Через две недели сняли корсет, и Арский стал выезжать на объекты.
Московские дела, как на всяком финише, вскрывали многие недоделки творческого марафона. Три с половиной года он держал весь проект в голове, периодически изменяя его и дополняя, как художник изменяет и добавляет окончательные мазки в своём завершаемом художественном полотне. «Большое – видится на расстоянии». Так и сейчас, Арский видел в целом свой большой реализованный проект архитектуры и дизайна интерьеров всех объектов: квартир, коттеджей, гостевого дома, главного офиса и офисов филиалов компании, ландшафтного дизайна всех территорий объектов этого огромного разностильного проекта.

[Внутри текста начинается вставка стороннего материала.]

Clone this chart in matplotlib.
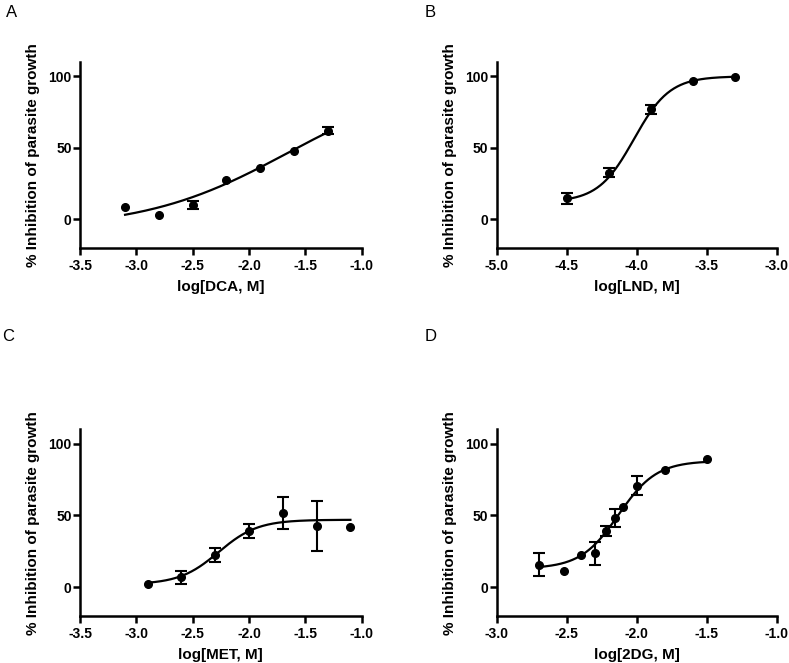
import numpy as np
import matplotlib
matplotlib.use("Agg")
import matplotlib.pyplot as plt

plt.rcParams["font.family"] = ["Liberation Sans", "DejaVu Sans"]

# panel A - DCA
dca_x = [-3.1, -2.8, -2.5, -2.2, -1.9, -1.6, -1.3]
dca_y = [8.5, 3.0, 10.0, 27.5, 36.0, 47.5, 62.0]
dca_err = [0, 0, 3.0, 0, 0, 0, 2.5]
dca_fit = (-7.0, 100.0, -1.653, 0.68)  # bottom, top, logEC50, hill

# panel B - LND
lnd_x = [-4.5, -4.2, -3.9, -3.6, -3.3]
lnd_y = [14.5, 32.5, 77.0, 96.8, 99.3]
lnd_err = [4.0, 3.3, 3.2, 0, 0]
lnd_fit = (12.0, 100.0, -4.02, 3.4)

# panel C - MET
met_x = [-2.9, -2.6, -2.3, -2.0, -1.7, -1.4, -1.1]
met_y = [2.3, 6.9, 22.5, 39.0, 51.6, 42.6, 41.9]
met_err = [0, 4.6, 5.0, 5.0, 11.3, 17.4, 0]
met_fit = (2.0, 47.0, -2.27, 2.5)

# panel D - 2DG
dg_x = [-2.70, -2.52, -2.40, -2.30, -2.22, -2.155, -2.10, -2.0, -1.80, -1.50]
dg_y = [15.7, 11.3, 22.7, 23.6, 38.9, 48.1, 56.0, 70.8, 82.0, 89.6]
dg_err = [8.1, 0, 0, 8.0, 3.5, 6.1, 0, 6.5, 0, 0]
dg_fit = (13.0, 88.0, -2.13, 3.2)

panels = [
    ("A", "log[DCA, M]", dca_x, dca_y, dca_err, dca_fit, (-3.5, -1.0), [0.1014, 0.6264, 0.357, 0.280]),
    ("B", "log[LND, M]", lnd_x, lnd_y, lnd_err, lnd_fit, (-5.0, -3.0), [0.6295, 0.6264, 0.355, 0.280]),
    ("C", "log[MET, M]", met_x, met_y, met_err, met_fit, (-3.5, -1.0), [0.1014, 0.0709, 0.357, 0.2816]),
    ("D", "log[2DG, M]", dg_x, dg_y, dg_err, dg_fit, (-3.0, -1.0), [0.6295, 0.0709, 0.355, 0.2816]),
]

letter_pos = {"A": (0.007, 0.992), "B": (0.538, 0.992), "C": (0.003, 0.504), "D": (0.538, 0.504)}


def four_pl(x, bottom, top, ec50, hill):
    return bottom + (top - bottom) / (1 + 10 ** ((ec50 - x) * hill))


fig = plt.figure(figsize=(7.89, 6.63), dpi=100)

for letter, xlabel, xs, ys, errs, fit, xlim, rect in panels:
    ax = fig.add_axes(rect)
    xs = np.array(xs)
    ys = np.array(ys)
    errs = np.array(errs)

    xx = np.linspace(xs.min(), xs.max(), 200)
    ax.plot(xx, four_pl(xx, *fit), color="black", lw=1.6, zorder=2)

    has_err = errs > 0
    ax.errorbar(xs[has_err], ys[has_err], yerr=errs[has_err], fmt="none",
                ecolor="black", elinewidth=1.5, capsize=4, capthick=1.5, zorder=3)
    ax.plot(xs, ys, "o", color="black", ms=5.5, zorder=4)

    ax.set_xlim(*xlim)
    ax.set_ylim(-20, 110)
    ticks = np.arange(xlim[0], xlim[1] + 0.01, 0.5)
    ax.set_xticks(ticks)
    ax.set_xticklabels([f"{t:.1f}" for t in ticks])
    ax.set_yticks([0, 50, 100])

    for side in ["top", "right"]:
        ax.spines[side].set_visible(False)
    for side in ["left", "bottom"]:
        ax.spines[side].set_linewidth(1.8)
    ax.tick_params(direction="out", length=5, width=1.8, labelsize=10)
    ax.tick_params(axis="x", pad=3)
    ax.tick_params(axis="y", pad=1)
    for lab in ax.get_xticklabels() + ax.get_yticklabels():
        lab.set_fontweight("bold")

    ax.set_xlabel(xlabel, fontsize=11, fontweight="bold", labelpad=5)
    ax.set_ylabel("% Inhibition of parasite growth", fontsize=11, fontweight="bold", labelpad=6)

    lx, ly = letter_pos[letter]
    fig.text(lx, ly, letter, fontsize=12, ha="left", va="top")

fig.savefig("out.png", dpi=100)
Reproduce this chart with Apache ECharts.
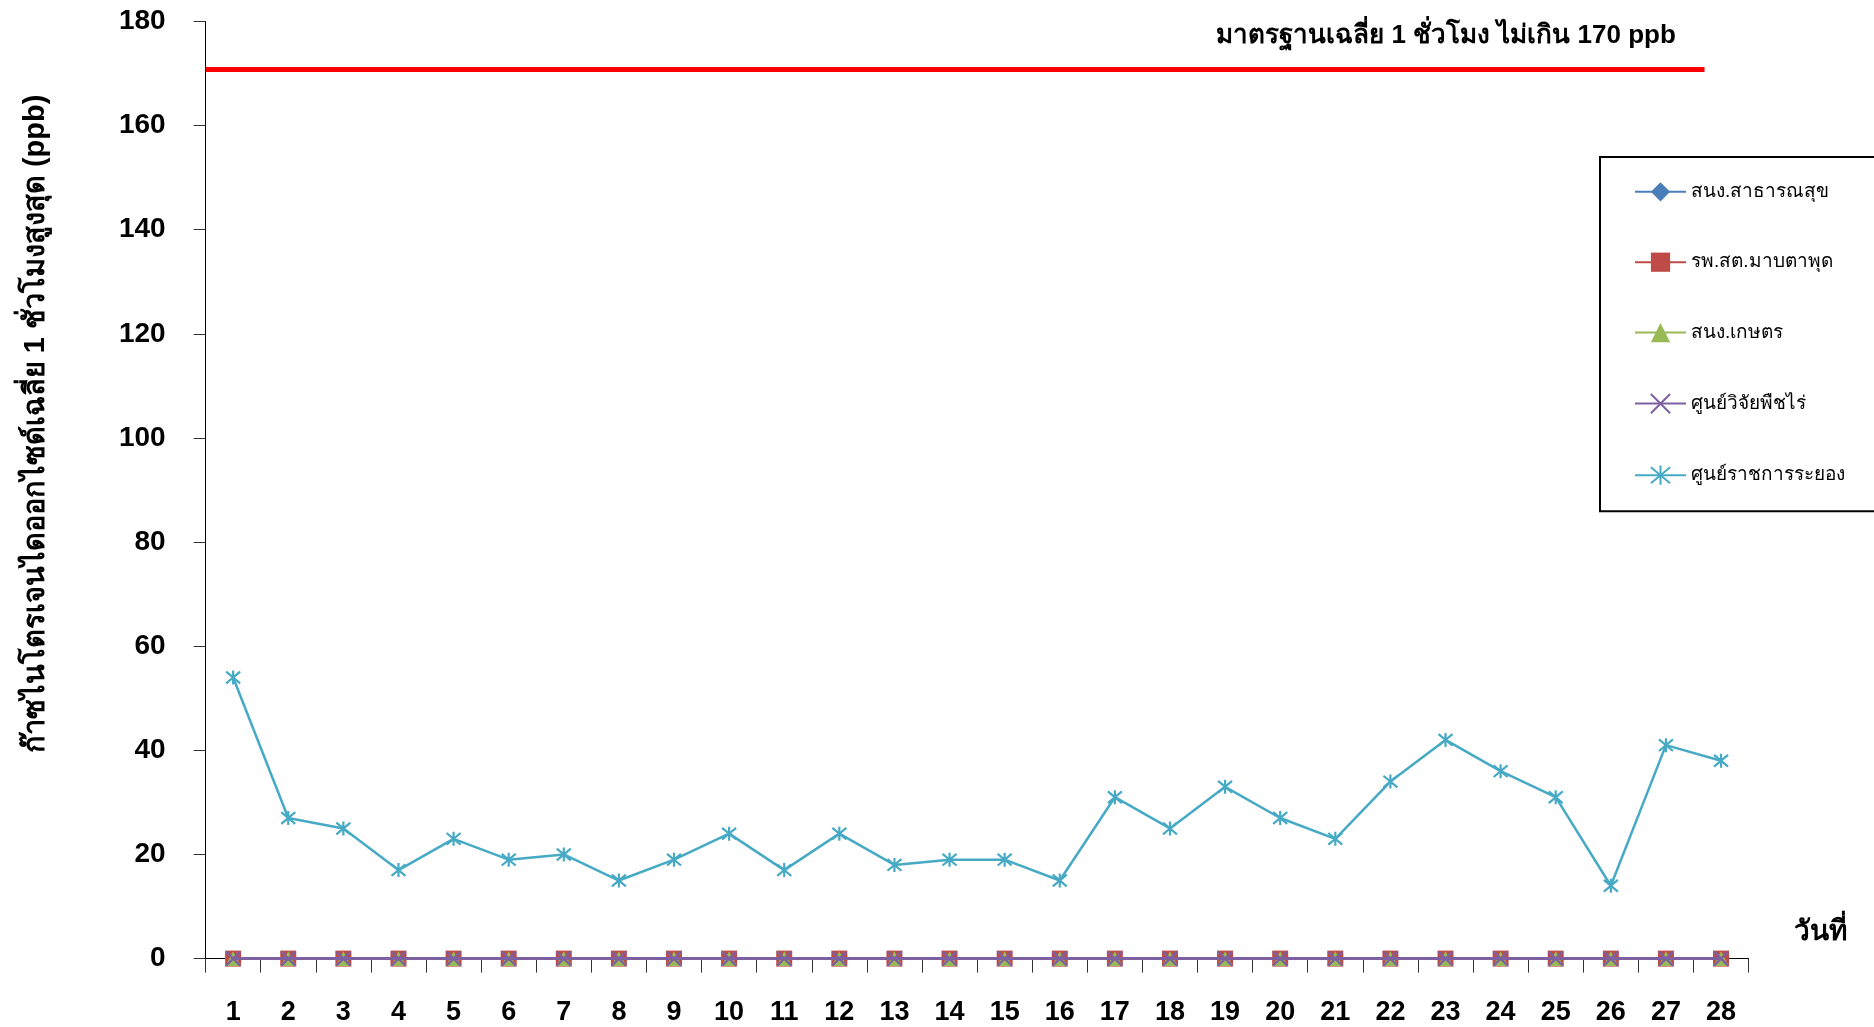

Недовольные реплики и настроения, сопровождавшие его во время всей работы, год назад сменились полным доверием к его таланту, восторженными речами и хвалебными отзывами. Арский скромно принимал все эти чужие радости по поводу своего творчества. Он любил сам процесс работы. Но внутренне он был опустошён творчески и физически. Он боялся, что это опустошение приведёт к творческому бесплодию. Так много отдано сил. Наступал мучительный творческий кризис. А дальше-то что?

Тонкие ценители старины, его заказчик – президент компании, и особенно его супруга, хотели видеть в дизайне интерьеров жилых и гостевых домов где-то стиль рококо Людовика XIV, где-то барокко Людовика XV, где-то классицизм Людовика XVI. Вкусы Великой Императрицы Российской Елизаветы Петровны стали эталоном женского взгляда на дизайн интерьеров малых и больших дворцов для всех богатых женщин, которых судьба подводит к решению этой проблемы.
Лучшего для праздной и богатой жизни придумать невозможно. Всё меняется в мире, кроме человеческих страстей. Но Арский разделял их возвышенные вкусы: уж если делать – то шедевр на века. Арскому повезло: возможности заказчика были неограниченны, мировые предложения – всеобъемлющи. Ему оставалось только эффективно инвестировать деньги и придать стилю современные технические дополнения. Он старался не испортить узнаваемость стилей.

 Арский понимал, что лавры великого Растрелли его не коснутся. Вся созданная им красота принадлежит и радует узкий круг лиц. Все его труды останутся без имени. Его творческий успех – это Пиррова победа – потребовал от него много душевных и физических сил и даже жертв. Сколько их, невостребованных победителей?! И он один из них. А он и не болел звёздной болезнью. Главное – он ощутил красоту и логику внутренних творческих движений – красоту свободы!